Batch #10-11: Porter

Style Porter
Ingredients View Here
Brewing Date: Thursday, December 8, 2011
Primary Fermentation: Thursday, December 8, 2011
Original Gravity: 1.038
Secondary Fermentation: n/a
Bottling Date: Thursday, December 15, 2011
Final Gravity: 1.018
Release Date: Friday, January 13, 2012
Alcohol by volume: 2.6% ABV (Raw), 3.1% (Final)
Brand: Master Yeast Theater
Release Name: I’ll Carry My Own Bags

Summary: This will be a repeat of last year’s Porter recipe, which was killer good !!

The original yeast for this recipe was a London Ale from White Labs.  It died before it could make the yeast starter.  So this second attempt is using Munton & Fison Gold dry yeast, started with a 5oz pack of dry malt for about 18-20 hours.

Wed 12/7 @ 11:00PM — Yeast starter created with the the dry yeast.

Thu 12/8 @10:00PM — Brewing went very well.  No boilovers, and the yeast was very active when it was pitched.  Fermentation this time is using the wick method again.  This is a very reliable way of keeping the wort at least 5 degrees below room temperature.  I love it.

As a side note: I attempted to make a grain bread from the spent grains, using a recipe I found here: http://www.realbeer.com/discussions/showthread.php?threadid=11228.  The result was more like a brownie texture, than fluffy bread.  Too bad: the texture really detracted from the taste, which was delicious.  Since this batch already had one yeast failure, it makes sense that this trend would continue.  🙁  I will attempt this again with the next batch of beer I make, and hopefully it will come out better.
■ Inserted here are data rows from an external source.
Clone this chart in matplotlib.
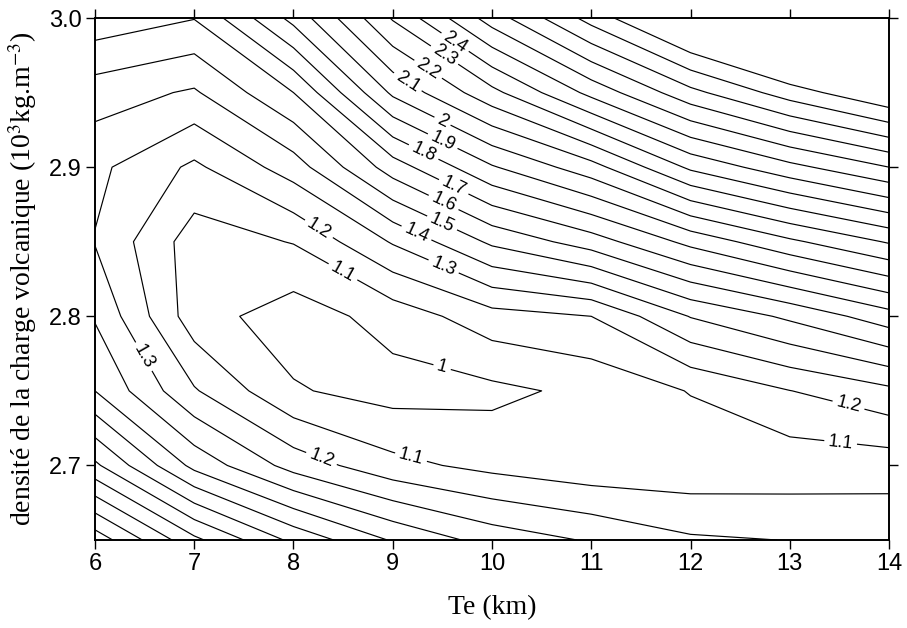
import numpy as np
import matplotlib
matplotlib.use('Agg')
import matplotlib.pyplot as plt

plt.rcParams['font.family'] = ['Liberation Sans', 'DejaVu Sans']
plt.rcParams['mathtext.fontset'] = 'stix'

# grille : epaisseur elastique (km) x densite de la charge
te = [6, 7, 8, 9, 10, 11, 12, 13, 14]
densite = [2.65, 2.70, 2.75, 2.80, 2.85, 2.90, 2.95, 3.00]

# ecart (rms) lu a chaque noeud, une liste par densite
rms_265 = [2.26, 1.925, 1.675, 1.49, 1.36, 1.29, 1.214, 1.198, 1.19]
rms_270 = [1.82, 1.47, 1.26, 1.13, 1.07, 1.03, 1.03, 1.039, 1.045]
rms_275 = [1.50, 1.21, 1.01, 0.96, 0.975, 1.025, 1.105, 1.198, 1.276]
rms_280 = [1.39, 1.044, 0.948, 1.04, 1.16, 1.20, 1.405, 1.52, 1.658]
rms_285 = [1.295, 1.05, 1.105, 1.31, 1.52, 1.65, 1.83, 1.98, 2.11]
rms_290 = [1.325, 1.18, 1.35, 1.65, 1.89, 2.06, 2.32, 2.47, 2.60]
rms_295 = [1.448, 1.387, 1.60, 2.02, 2.27, 2.53, 2.77, 2.95, 3.10]
rms_300 = [1.665, 1.604, 1.933, 2.31, 2.648, 2.94, 3.20, 3.40, 3.60]

niveaux = np.round(np.arange(1.0, 3.01, 0.1), 1)

# positions des etiquettes (Te, densite)
pos_etiquettes = [
    (9.61, 2.982), (9.50, 2.973), (9.35, 2.965), (9.15, 2.957),
    (9.51, 2.932), (9.50, 2.917), (9.31, 2.910), (9.63, 2.889),
    (9.51, 2.876), (9.50, 2.863), (9.24, 2.856), (9.51, 2.833),
    (8.25, 2.858), (8.50, 2.830), (9.51, 2.769), (6.52, 2.774),
    (8.29, 2.706), (9.17, 2.702), (13.59, 2.740), (13.51, 2.714),
]

Z = np.array([rms_265, rms_270, rms_275, rms_280,
              rms_285, rms_290, rms_295, rms_300])

fig = plt.figure(figsize=(9.07, 6.28), dpi=100)
ax = fig.add_axes([0.1047, 0.1401, 0.8755, 0.8312])

cs = ax.contour(te, densite, Z, levels=niveaux, colors='k', linewidths=0.85)
ax.set_xlim(6, 14)
ax.set_ylim(2.65, 3.0)

ax.set_xticks(te)
ax.set_yticks([2.7, 2.8, 2.9, 3.0])
ax.set_yticklabels(['2.7', '2.8', '2.9', '3.0'])
ax.tick_params(direction='out', length=6.5, width=1, top=True, right=True,
               labelsize=17, pad=3)
for s in ax.spines.values():
    s.set_linewidth(1.4)

ax.clabel(cs, fmt=lambda v: f"{v:g}", fontsize=13, inline=True,
          inline_spacing=4, manual=pos_etiquettes)

ax.set_xlabel('Te (km)', fontfamily='Liberation Serif', fontsize=20)
ax.set_ylabel('densité de la charge volcanique (10$^{3}$kg.m$^{-3}$)',
              fontfamily='Liberation Serif', fontsize=20)
ax.xaxis.set_label_coords(0.5, -0.105)
ax.yaxis.set_label_coords(-0.07, 0.5)

fig.savefig('out.png', dpi=100)
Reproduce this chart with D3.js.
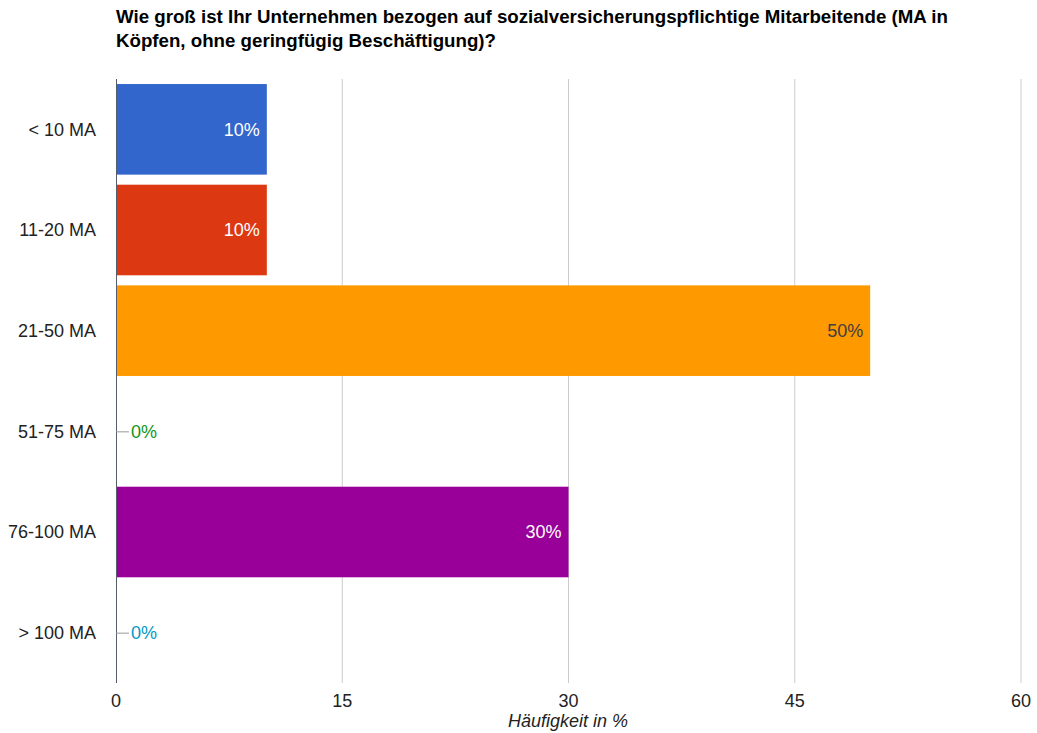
<!DOCTYPE html>
<html>
<head>
<meta charset="utf-8">
<script src="https://cdn.jsdelivr.net/npm/d3@7"></script>
<style>
  body { margin: 0; background: #fff; }
  svg { font-family: "Liberation Sans", Arial, sans-serif; }
</style>
</head>
<body>
<svg id="chart" width="1037" height="733"></svg>
<script>
// Survey: company size by employees subject to social insurance
const categories = ["< 10 MA", "11-20 MA", "21-50 MA", "51-75 MA", "76-100 MA", "> 100 MA"];
const values = [10, 10, 50, 0, 30, 0];
const barColors = ["#3366cc", "#dc3912", "#ff9900", "#109618", "#990099", "#0099c6"];
const labelColors = ["#ffffff", "#ffffff", "#404040", "#109618", "#ffffff", "#0099c6"];
const xTicks = [0, 15, 30, 45, 60];
const titleLines = [
  "Wie groß ist Ihr Unternehmen bezogen auf sozialversicherungspflichtige Mitarbeitende (MA in",
  "Köpfen, ohne geringfügig Beschäftigung)?"
];
const xTitle = "Häufigkeit in %";

const svg = d3.select("#chart");
const plotLeft = 116, plotRight = 1021, plotTop = 79, plotBottom = 683;
const fs = 18;

const x = d3.scaleLinear().domain([0, 60]).range([plotLeft, plotRight]);
const y = d3.scaleBand().domain(categories).range([plotTop, plotBottom])
  .paddingInner(0.1).paddingOuter(0.05);

// Title
svg.append("g").selectAll("text").data(titleLines).join("text")
  .attr("x", 116).attr("y", (d, i) => 23 + i * 24)
  .attr("font-size", 18.7).attr("font-weight", "bold").attr("fill", "#000")
  .text(d => d);

// Vertical gridlines
svg.append("g").selectAll("line").data(xTicks.slice(1)).join("line")
  .attr("x1", d => x(d)).attr("x2", d => x(d))
  .attr("y1", plotTop).attr("y2", plotBottom)
  .attr("stroke", "#cccccc").attr("stroke-width", 1);

// Bars
svg.append("g").selectAll("rect").data(values).join("rect")
  .attr("x", x(0))
  .attr("y", (d, i) => y(categories[i]))
  .attr("width", d => x(d) - x(0))
  .attr("height", y.bandwidth())
  .attr("fill", (d, i) => barColors[i]);

// Baseline axis
svg.append("line")
  .attr("x1", x(0) + 0.5).attr("x2", x(0) + 0.5)
  .attr("y1", plotTop).attr("y2", plotBottom)
  .attr("stroke", "#555e6b").attr("stroke-width", 1);

// Category labels
svg.append("g").selectAll("text").data(categories).join("text")
  .attr("x", 96)
  .attr("y", d => y(d) + y.bandwidth() / 2)
  .attr("dy", "0.36em")
  .attr("text-anchor", "end")
  .attr("font-size", fs).attr("fill", "#222")
  .text(d => d);

// Leader lines for zero values
svg.append("g").selectAll("line").data(values.map((v, i) => ({ v, i })).filter(d => d.v === 0)).join("line")
  .attr("x1", x(0)).attr("x2", x(0) + 13)
  .attr("y1", d => y(categories[d.i]) + y.bandwidth() / 2 + 0.5)
  .attr("y2", d => y(categories[d.i]) + y.bandwidth() / 2 + 0.5)
  .attr("stroke", "#999").attr("stroke-width", 1);

// Value labels
svg.append("g").selectAll("text").data(values).join("text")
  .attr("x", d => d === 0 ? x(0) + 15 : x(d) - 7)
  .attr("y", (d, i) => y(categories[i]) + y.bandwidth() / 2)
  .attr("dy", "0.36em")
  .attr("text-anchor", d => d === 0 ? "start" : "end")
  .attr("font-size", fs)
  .attr("fill", (d, i) => labelColors[i])
  .text(d => d + "%");

// X tick labels
svg.append("g").selectAll("text").data(xTicks).join("text")
  .attr("x", d => x(d)).attr("y", 707)
  .attr("text-anchor", "middle")
  .attr("font-size", fs).attr("fill", "#222")
  .text(d => d);

// X axis title
svg.append("text")
  .attr("x", (plotLeft + plotRight) / 2 - 0.5).attr("y", 727)
  .attr("text-anchor", "middle")
  .attr("font-size", fs).attr("font-style", "italic").attr("fill", "#222")
  .text(xTitle);
</script>
</body>
</html>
Thu 12/15 @8:00PM — Yield was 1x 2L Growler, 2x 1L snap-tops, and 45x 12oz bottles. The wort had a wonderful aroma and smoothness. For a the priming sugar, I boiled 1/4 cup of corn sugar in 1/2 cup of water for 5 minutes, then cooled it to 80 degrees.

Thu 1/12/2012 @ 10:00 PM — I tried a bottle at the end of one week, and another bottle at the end of two weeks.  Both times I was worried since there was almost no pressure released when the cap was pulled.  And the pour in the glass was producing almost no head.  I was not feeling good.  Nonetheless, the taste was great.  I just wanted a good head on the beer to present a good feeling on the mouth and the lips.

Today, I poured two bottles after the full four weeks had passed for conditioning.  and I was so happy.  Each bottle had a good amount of pressure released, and made about 1 to 1.5 inches of head in the glass after it was poured.  The overall taste and presentation is fantastic and as good as last year’s batch.

I am so relieved and happy that my favorite beer style (porter) came out right.